# INFORMATION SHOWN
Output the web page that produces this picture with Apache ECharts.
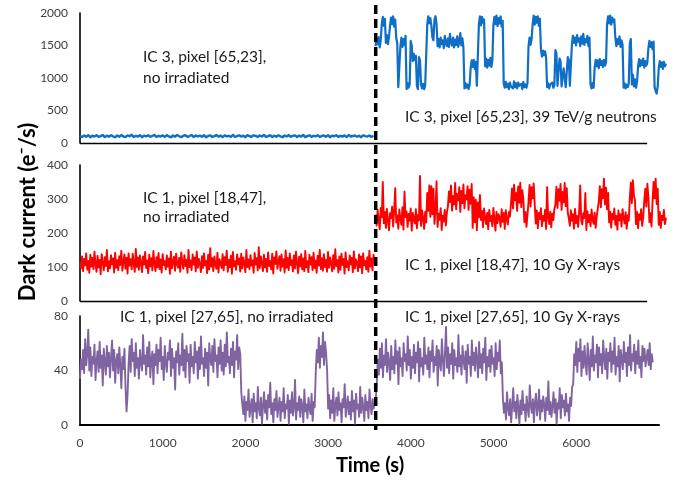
<!DOCTYPE html>
<html>
<head>
<meta charset="utf-8">
<script src="https://cdn.jsdelivr.net/npm/echarts@6/dist/echarts.min.js"></script>
<style>
  html, body { margin: 0; padding: 0; background: #fff; }
  #chart { width: 684px; height: 483px; }
</style>
</head>
<body>
<div id="chart"></div>
<script>
// Readings are evenly spaced. The unirradiated IC 3 run is stored every 25 s,
// every other trace every 12.5 s.
const coarseStep = 25;
const fineStep = 12.5;
const preStart = 0;
const postStart = 3575;
const dividerTime = 3575;
// the upper two panels draw their time baseline only up to here
const upperBaselineEnd = 6860;

const timeTicks = [0, 1000, 2000, 3000, 4000, 5000, 6000];

// IC 3, pixel [65,23] (e-/s), not irradiated, 25 s spacing
const ic3Before = [
  108,92,115,96,121,88,112,99,118,94,
  106,124,90,113,97,119,102,87,116,95,
  122,100,91,117,105,126,93,110,98,120,
  89,114,103,118,96,108,125,92,111,99,
  117,94,121,101,88,115,97,123,104,90,
  112,119,95,107,124,91,116,100,113,96,
  120,87,109,118,93,106,122,98,114,90,
  119,102,111,95,125,92,108,117,99,113,
  89,121,104,96,118,110,93,116,100,123,
  94,107,120,91,112,97,119,103,88,115,
  101,122,96,109,117,92,114,99,124,90,
  106,118,95,111,102,120,93,108,116,97,
  121,89,113,104,119,94,110,98,117,92,
  123,100,107,115,96,112,90,118,105,99,
  116,94,111
];
// IC 3, pixel [65,23] (e-/s), 39 TeV/g neutrons, 12.5 s spacing
const ic3After = [
  1490,1610,1520,1630,1470,1580,
  1830,1940,1800,1910,
  1540,1660,1520,1630,
  1800,1930,1830,1950,1790,1900,
  1620,1530,
  860,830,1480,
  1620,1480,1600,1510,1650,
  830,920,850,900,
  1570,1500,
  1260,1370,1280,1340,
  880,830,1320,1270,900,840,910,830,880,850,
  1820,1950,1840,1920,1810,1620,1580,1900,1950,1830,
  1490,1600,1470,1620,1520,1580,1460,1650,1530,1490,1610,1480,1680,
  1540,1500,1620,1470,1590,1510,1640,1480,1560,1690,1500,1610,1470,
  840,920,850,900,830,890,
  1150,1270,1170,1280,1140,1250,
  880,850,
  1830,1950,1810,1940,1850,1900,
  1180,1300,1160,1280,1190,1310,1170,1260,
  1810,1940,1830,1960,1800,1920,1840,1950,1790,1880,
  920,850,940,860,910,830,930,870,900,840,950,860,
  920,840,930,880,850,910,830,940,860,900,850,920,
  1490,1620,1510,1600,
  1830,1960,1820,1940,1850,1950,1800,1910,
  1440,1330,1420,1350,1410,1320,
  860,920,840,900,870,930,850,890,
  1430,1380,880,860,1300,1260,870,900,1150,1180,860,880,1320,1280,880,850,
  1520,1650,1540,1620,1500,1660,1560,1610,1490,
  1640,1530,1680,1510,1600,1550,1650,1490,1620,
  900,840,920,850,
  1160,1280,1180,1270,1150,1290,1200,1260,1170,1280,1190,1240,
  1830,1950,1840,1960,1820,1930,1860,1900,
  1620,1490,1600,1520,1640,1480,1580,1510,
  850,920,840,900,860,910,
  1530,1600,
  900,1050,870,980,850,940,
  1170,1290,1180,1270,1200,1300,1160,1260,1190,1240,
  1460,1570,1480,1550,1440,1560,
  860,800,760,870,
  1150,1260,1170,1240,1140,1250,1180,1220
];

// IC 1, pixel [18,47] (e-/s), not irradiated, 12.5 s spacing
const ic1aBefore = [
  112,96,131,88,124,105,140,92,118,83,136,101,
  127,94,145,109,86,133,99,121,79,138,114,90,
  129,103,150,87,117,96,135,108,125,84,142,98,
  120,91,132,106,148,89,115,137,95,127,81,140,
  104,123,93,139,110,86,153,100,128,92,134,113,
  85,131,107,144,97,119,82,136,102,126,90,147,
  111,88,129,99,141,94,122,84,138,106,117,93,
  134,101,125,80,145,96,116,130,89,139,108,98,
  127,86,143,112,95,135,103,121,83,150,100,119,
  91,137,107,128,87,146,98,124,110,85,132,97,
  140,104,118,82,136,93,155,101,126,88,131,109,
  95,142,84,123,113,97,138,90,129,106,148,86,
  121,99,133,80,144,102,117,92,137,108,125,87,
  139,96,128,111,85,150,100,122,94,135,104,119,
  83,141,107,126,90,158,97,131,112,88,136,99,
  124,86,143,103,118,93,139,81,128,109,146,95,
  115,132,89,137,101,123,84,149,98,127,91,140,
  106,120,87,134,96,145,110,82,130,102,138,93,
  125,88,147,99,117,85,136,107,129,91,142,97,
  119,83,133,104,150,94,126,89,138,100,121,86,
  144,98,128,111,87,135,95,152,103,120,84,131,
  92,139,106,124,81,143,100,117,90,134,108,127,
  85,146,96,122,113,88,137,99,131,82,140,105,
  118,93,129,86,148,101,125,90,136,110
];
// IC 1, pixel [18,47] (e-/s), 10 Gy X-rays, 12.5 s spacing
const ic1aAfter = [
  255,222,268,238,211,274,246,350,229,262,215,271,
  236,208,258,244,277,219,265,332,231,252,213,269,
  240,224,276,210,322,247,263,218,256,236,272,207,
  259,243,228,270,214,253,237,368,221,266,245,212,
  262,231,318,265,340,248,338,255,330,227,264,352,
  218,257,239,273,209,251,234,268,222,260,
  278,322,291,340,266,309,284,347,270,315,296,335,
  262,324,288,343,273,311,299,338,268,327,286,344,
  215,305,232,298,208,290,246,312,
  238,265,217,272,244,226,259,211,268,235,250,220,274,241,207,
  263,229,255,246,218,270,233,259,212,267,240,225,262,248,
  285,331,272,342,296,318,265,337,289,348,276,326,300,
  232,262,218,254,
  290,341,278,335,302,346,285,
  228,266,214,259,241,273,220,250,236,268,212,335,247,226,263,217,257,238,270,
  283,336,274,329,295,344,268,321,290,347,279,332,260,
  243,221,267,236,255,213,271,229,250,218,262,340,238,225,258,
  244,318,209,264,232,253,220,269,239,227,260,215,248,272,
  292,338,276,329,302,360,284,333,270,318,
  231,263,216,257,240,272,224,250,210,266,237,255,219,270,245,228,261,213,252,236,
  300,348,288,355,310,296,
  226,262,214,255,239,270,221,248,
  295,330,278,345,305,
  232,258,219,
  290,350,302,360,285,330,
  224,262,215,251,238,268,226,245
];

// IC 1, pixel [27,65] (e-/s), not irradiated, 12.5 s spacing
const ic1bBefore = [
  34,48,41,55,38,63,44,52,70,40,57,36,
  50,45,59,33,47,54,39,61,42,51,29,56,
  46,37,58,43,53,35,49,62,40,55,31,47,
  52,38,57,44,27,50,41,56,28,10,22,45,
  58,39,63,47,53,36,60,42,49,34,55,46,
  40,66,45,51,37,57,43,61,35,48,54,30,
  52,44,59,38,55,47,64,41,50,33,58,45,
  39,53,48,62,36,56,42,49,26,54,46,60,
  37,51,44,67,40,55,35,58,47,52,31,59,
  43,50,38,61,46,54,34,57,41,65,45,49,
  36,56,42,53,29,60,48,44,58,39,63,47,
  51,35,57,45,62,40,53,37,59,43,68,46,
  50,38,56,44,61,35,54,48,66,41,57,52,
  24,
  15,8,21,3,17,11,26,6,13,19,2,23,
  10,16,5,28,12,7,20,1,14,24,9,18,
  4,22,13,31,8,16,2,19,11,25,6,14,
  20,3,17,10,27,5,15,12,22,1,18,9,
  24,7,13,33,4,16,11,21,6,19,14,2,
  26,10,15,5,20,12,8,23,3,17,13,
  38,55,46,64,42,58,50,68,44,61,53,40,
  12,22,5,18,9,27,3,15,20,7,24,11,
  16,2,19,13,30,6,14,21,8,17,4,25,
  10,18,1,23,12,15,6,28,9,20,13,3,
  22,11,17,5,26,14,8,19,12,16
];
// IC 1, pixel [27,65] (e-/s), 10 Gy X-rays, 12.5 s spacing
const ic1bAfter = [
  18,30,
  48,37,56,42,60,35,51,44,63,39,53,46,
  33,58,41,50,38,62,45,54,30,57,43,49,
  36,60,47,52,40,65,44,55,34,50,42,59,
  38,53,46,61,32,56,43,49,37,64,45,51,
  41,57,35,54,47,62,39,50,44,58,29,55,
  46,40,63,48,36,53,72,42,57,38,52,45,
  60,34,55,44,49,39,66,43,51,37,58,47,
  41,54,31,59,45,50,36,62,44,53,40,57,
  48,35,61,42,52,38,56,46,64,33,50,43,
  55,39,58,45,49,36,60,41,53,47,62,38,
  46,
  20,9,16,4,24,12,7,19,2,14,27,10,
  17,5,22,13,1,18,8,25,11,15,3,21,
  12,6,29,14,9,19,2,16,23,7,13,26,
  4,18,10,21,15,3,20,11,32,8,17,6,
  14,24,9,19,1,16,12,27,5,22,13,18,
  7,23,10,15,3,20,14,28,
  30,52,44,61,39,56,47,63,36,54,42,58,
  45,37,60,48,33,55,43,65,40,51,46,59,
  35,57,44,52,38,62,49,41,56,34,53,47,
  60,39,54,45,64,37,50,43,58,32,55,48,
  41,61,46,53,36,57,44,66,40,52,47,59,
  38,54,45,62,42,50,35,58,47,56,43,49,
  55,44,60,41,52,46
];

const panelTicks = {
  ic3: { max: 2000, step: 500 },
  ic1a: { max: 400, step: 100 },
  ic1b: { max: 80, step: 40 }
};

function toPoints(start, step, values) {
  return values.map((v, i) => [start + i * step, v]);
}

const FONT = 'Lato, "Open Sans", sans-serif';
const BLUE = '#0f6fc6';
const RED = '#ff0000';
const PURPLE = '#8064a2';

const chart = echarts.init(document.getElementById('chart'), null, { renderer: 'canvas' });

function yAxisFor(gridIndex, t) {
  return {
    type: 'value', gridIndex, min: 0, max: t.max, interval: t.step,
    axisLine: { show: true, lineStyle: { color: '#000', width: 1.6 } },
    axisTick: { show: false },
    splitLine: { show: false },
    axisLabel: {
      color: '#404040', fontFamily: FONT, fontSize: 12, margin: 12,
      formatter: v => String(v)
    }
  };
}
function xAxisFor(gridIndex, max, labels) {
  return {
    type: 'value', gridIndex, min: 0, max, interval: 1000,
    axisLine: { show: labels, onZero: true, lineStyle: { color: '#000', width: 2 } },
    axisTick: { show: false },
    splitLine: { show: false },
    axisLabel: labels ? {
      show: true, color: '#404040', fontFamily: FONT, fontSize: 12, margin: 12,
      showMaxLabel: false,
      formatter: v => (timeTicks.indexOf(v) >= 0 ? String(v) : '')
    } : { show: false }
  };
}
function lineSeries(idx, start, step, values, color, width, baseline) {
  const s = {
    type: 'line', xAxisIndex: idx, yAxisIndex: idx,
    data: toPoints(start, step, values),
    showSymbol: false, symbol: 'none', clip: false, sampling: null,
    lineStyle: { color, width, join: 'round' }, silent: true, animation: false
  };
  if (baseline) {
    s.markLine = {
      silent: true, symbol: 'none', animation: false,
      label: { show: false },
      lineStyle: { color: '#000', width: 1.4, type: 'solid' },
      emphasis: { disabled: true },
      data: [[{ coord: [0, 0] }, { coord: [upperBaselineEnd, 0] }]]
    };
  }
  return s;
}

function label(text, x, y) {
  return {
    type: 'text', x, y, z: 50,
    style: { text, fill: '#1a1a1a', font: '15.5px ' + FONT, textVerticalAlign: 'middle' }
  };
}

const option = {
  animation: false,
  backgroundColor: '#fff',
  grid: [
    { left: 80, top: 13, width: 587, height: 130 },
    { left: 80, top: 165, width: 587, height: 136 },
    { left: 80, top: 316, width: 579, height: 109 }
  ],
  xAxis: [
    xAxisFor(0, 7100, false),
    xAxisFor(1, 7100, false),
    xAxisFor(2, 7000, true)
  ],
  yAxis: [
    yAxisFor(0, panelTicks.ic3),
    yAxisFor(1, panelTicks.ic1a),
    yAxisFor(2, panelTicks.ic1b)
  ],
  series: [
    lineSeries(0, preStart, coarseStep, ic3Before, BLUE, 2.4, true),
    lineSeries(0, postStart, fineStep, ic3After, BLUE, 2.2),
    lineSeries(1, preStart, fineStep, ic1aBefore, RED, 1.9, true),
    lineSeries(1, postStart, fineStep, ic1aAfter, RED, 1.9),
    lineSeries(2, preStart, fineStep, ic1bBefore, PURPLE, 1.9),
    lineSeries(2, postStart, fineStep, ic1bAfter, PURPLE, 1.9)
  ],
  graphic: [
    label('IC 3, pixel [65,23],', 143, 57),
    label('no irradiated', 143, 78),
    label('IC 3, pixel [65,23], 39 TeV/g neutrons', 405, 117),
    label('IC 1, pixel [18,47],', 143, 198),
    label('no irradiated', 143, 217),
    label('IC 1, pixel [18,47], 10 Gy X-rays', 405, 265),
    label('IC 1, pixel [27,65], no irradiated', 120, 317),
    label('IC 1, pixel [27,65], 10 Gy X-rays', 405, 317),
    {
      type: 'text', x: 28, y: 212, rotation: Math.PI / 2, z: 50,
      style: {
        text: 'Dark current (e\u207B/s)', fill: '#000',
        font: 'bold 22px ' + FONT, textAlign: 'center', textVerticalAlign: 'middle'
      }
    },
    {
      type: 'text', x: 370, y: 466, z: 50,
      style: {
        text: 'Time (s)', fill: '#000',
        font: 'bold 20px ' + FONT, textAlign: 'center', textVerticalAlign: 'middle'
      }
    }
  ]
};

chart.setOption(option);

// Vertical dashed divider at the irradiation step, spanning all three panels.
const dx = chart.convertToPixel({ xAxisIndex: 2 }, dividerTime);
const dTop = chart.convertToPixel({ yAxisIndex: 0 }, panelTicks.ic3.max) - 8;
const dBottom = chart.convertToPixel({ yAxisIndex: 2 }, 0) + 5;
chart.setOption({
  graphic: [{
    id: 'divider', type: 'line', z: 60,
    shape: { x1: dx, y1: dTop, x2: dx, y2: dBottom },
    style: { stroke: '#000', lineWidth: 3.5, lineDash: [9, 5] }
  }]
});
</script>
</body>
</html>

# JOB
Return only the lines running from the top of the data to the line that holds "const timeTicks = [0, 1000, 2000, 3000, 4000, 5000, 6000];". Include both of those lines, but skip the pictures.

# RESPONSE TO THIS EXERCISE
Output the web page that produces this picture with Apache ECharts.
<!DOCTYPE html>
<html>
<head>
<meta charset="utf-8">
<script src="https://cdn.jsdelivr.net/npm/echarts@6/dist/echarts.min.js"></script>
<style>
  html, body { margin: 0; padding: 0; background: #fff; }
  #chart { width: 684px; height: 483px; }
</style>
</head>
<body>
<div id="chart"></div>
<script>
// Readings are evenly spaced. The unirradiated IC 3 run is stored every 25 s,
// every other trace every 12.5 s.
const coarseStep = 25;
const fineStep = 12.5;
const preStart = 0;
const postStart = 3575;
const dividerTime = 3575;
// the upper two panels draw their time baseline only up to here
const upperBaselineEnd = 6860;

const timeTicks = [0, 1000, 2000, 3000, 4000, 5000, 6000];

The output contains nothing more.